OLHAR PERIFÉRICO

Isso o jornal não mostra: Sintonia dá aula honesta sobre pancadões

Produção nacional da Netflix apresenta os mais variados pontos de vista dos fluxos

Publicado em 29/10/2021

Intervenção controversa na rotina de uma comunidade periférica, os pancadões de funk nas madrugadas de sexta, sábado e noites de domingo são recorrentemente debatidos em telejornais, sites e outros veículos de mídia. Porém, na maioria das vezes, quem opina ou dita o ritmo da conversa está de fora da questão. Sintonia, com o ponto de vista da favela, corrige isso.

A segunda temporada da série nacional da Netflix estreou na última quarta-feira (27) e coloca os pancadões em destaque em episódios como o segundo e o quarto. Intimista e honesta, Sintonia dá uma aula sobre os impactos positivos e negativos dessas festas regadas a muito funk e bebidas. É uma exposição que não se encontra em nenhum outro lugar, seja no entretenimento ou no jornalismo.

Perspectivas

Quando se fala da periferia na mídia, se esquece de destacar os sujeitos centrais do debate. Mudo aqui o estilo do texto para narrar uma perspectiva em primeira pessoa, de quem há 28 anos mora em Itaquera, zona leste da cidade de São Paulo.

Estou a minutos de distância do estádio do Corinthians. Lembro da época quando ele estava sendo erguido. O então SPTV, o jornal da Globo local na hora do almoço, fez uma reportagem exibindo o quanto a arena estava distante do centro da cidade. A pregação era de que o local era longe. Mas longe de quem? 

No caso dos rolezinhos, em 2013, aconteceu algo semelhante, sobre não dar espaço às pessoas certas. O estopim foi justamente no Shopping Itaquera. Coincidentemente, no dia D, eu passei pelo local e presenciei aquela multidão de jovens reunidos.

Foi risível ver a repercussão daquilo na mídia. O único acerto foi condenar a violência e a desordem. Porém, quando partiram para tentar entender o porquê do movimento, surgiram teses esdrúxulas com sotaque acadêmico tentando entender a visão dos jovens sem falar com eles. Alguns dias depois, a Folha de S.Paulo foi a primeira a dar voz aos garotos e garotas da quebrada.
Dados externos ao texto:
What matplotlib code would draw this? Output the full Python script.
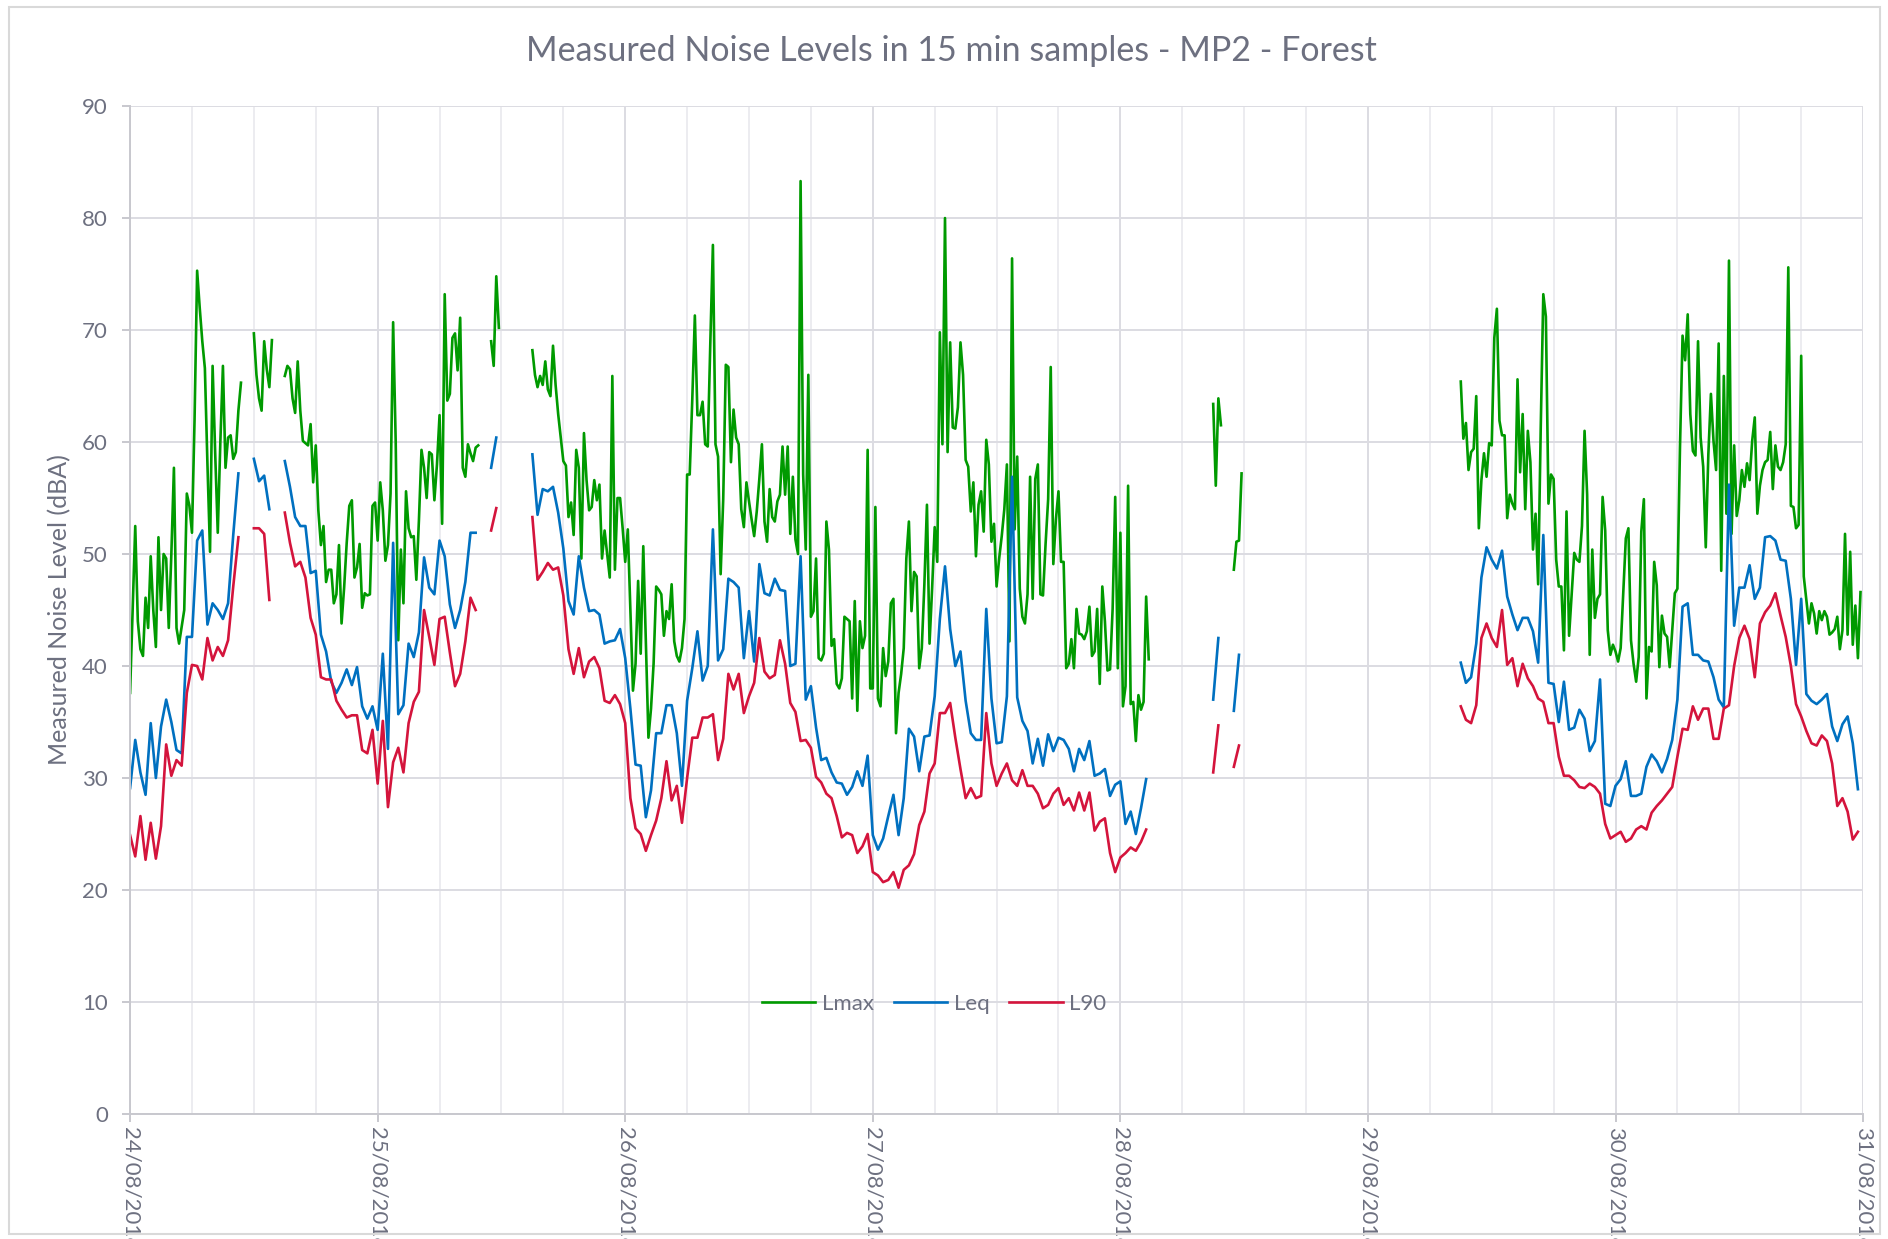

Daí puderam entender o que de fato estava acontecendo.

Imagem de pancadão na série Sintonia
Imagem de pancadão na série Sintonia ReproduçãoNetflix

A aula de Sintonia

Na trama de Sintonia, a comunidade de Vila Áurea está com um problema. Os pancadões varam a madrugada, deixam a área suja prejudicando os comerciantes e tiram o sono dos trabalhadores que só querem descansar -como bem mostrado nos passos de Rita (Bruna Mascarenhas).

Esse é um lado da questão, que tende a ser o mais explorado pela mídia. Sintonia vem com o outro ponto, o das pessoas da própria comunidade dependentes dos pancadões para ganhar dinheiro e sustentar a família. Além de ser, de fato, uma diversão disponível aos jovens adeptos a esse estilo de farra.

O mediador da contenda é Nando (Christian Malheiros), chefe do crime na quebrada, disposto a atender satisfatoriamente a todos, a turma do sossego e o grupo festeiro.

Só o fato de dispor os dois pontos de vista na mesa em destaque já é um serviço público de Sintonia. Quem é de fora percebe como as coisas funcionam à luz do dia. E quem é de dentro se identifica, pois vive essa dicotomia na pele. 

O retrato pintado por Sintonia sobre os pancadões é o melhor e mais honesto que se tem por aí.